Retailers can focus on creating a "bedrock," or platform, based on the five major pillars of retail satisfaction to increase the probability of creating a wow experience. According to the research, four in five shoppers will tell an average of three other people about a wow experience.
Brand experience and engagement are the strongest drivers of loyalty, according to the survey. The top response was related to engagement, with 63% of those reporting that during their great shopping experience, store employees were "very polite and courteous." Salespeople who were knowledgeable about the product in the store got the second-highest response at 55%. As for execution, about half of those experiencing a wow shopping trip stressed store employees' familiarity with products, their advice and the level of interest in the customers' needs as essential to a great shopping experience. Slightly fewer -- two in five -- pointed to surprisingly great product quality and store representatives who go out of their way to check stock as crucial elements of exceptional shopping.
Brand experience includes store design and atmosphere, consistently great product quality, making customers feel they're special and the sense that customers always get a deal.

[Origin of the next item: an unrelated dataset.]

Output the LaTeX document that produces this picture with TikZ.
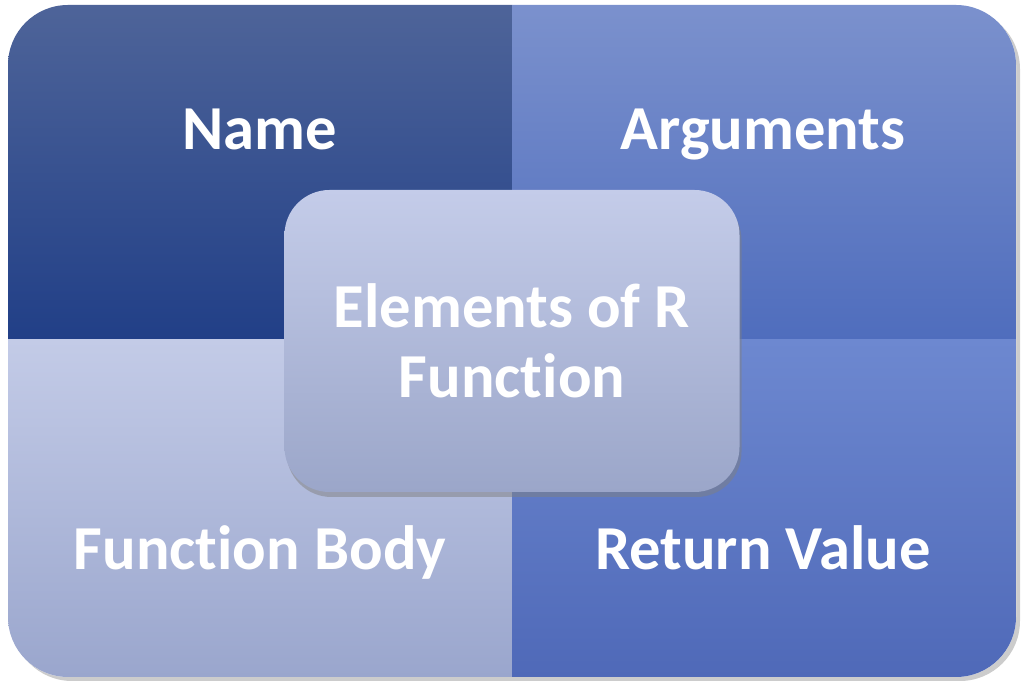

Hoch says this element is somewhat "fuzzy" because chain stores, which account for the majority of shopper visits, often provide trendy merchandise and stylish store environments, but also run the risk of projecting sameness. Earlier research by the Baker Center and Verde found that shoppers reported "mall malaise" -- boredom with the similarity of specialty chain stores. "Most chains are cookie-cutter," says Hoch. "Even if the stores themselves are different from each other, the same store is in every mall. It's probably a lot easier for a small merchant to provide this brand experience. Unfortunately, if people see the same look over and over again, they find it mundane."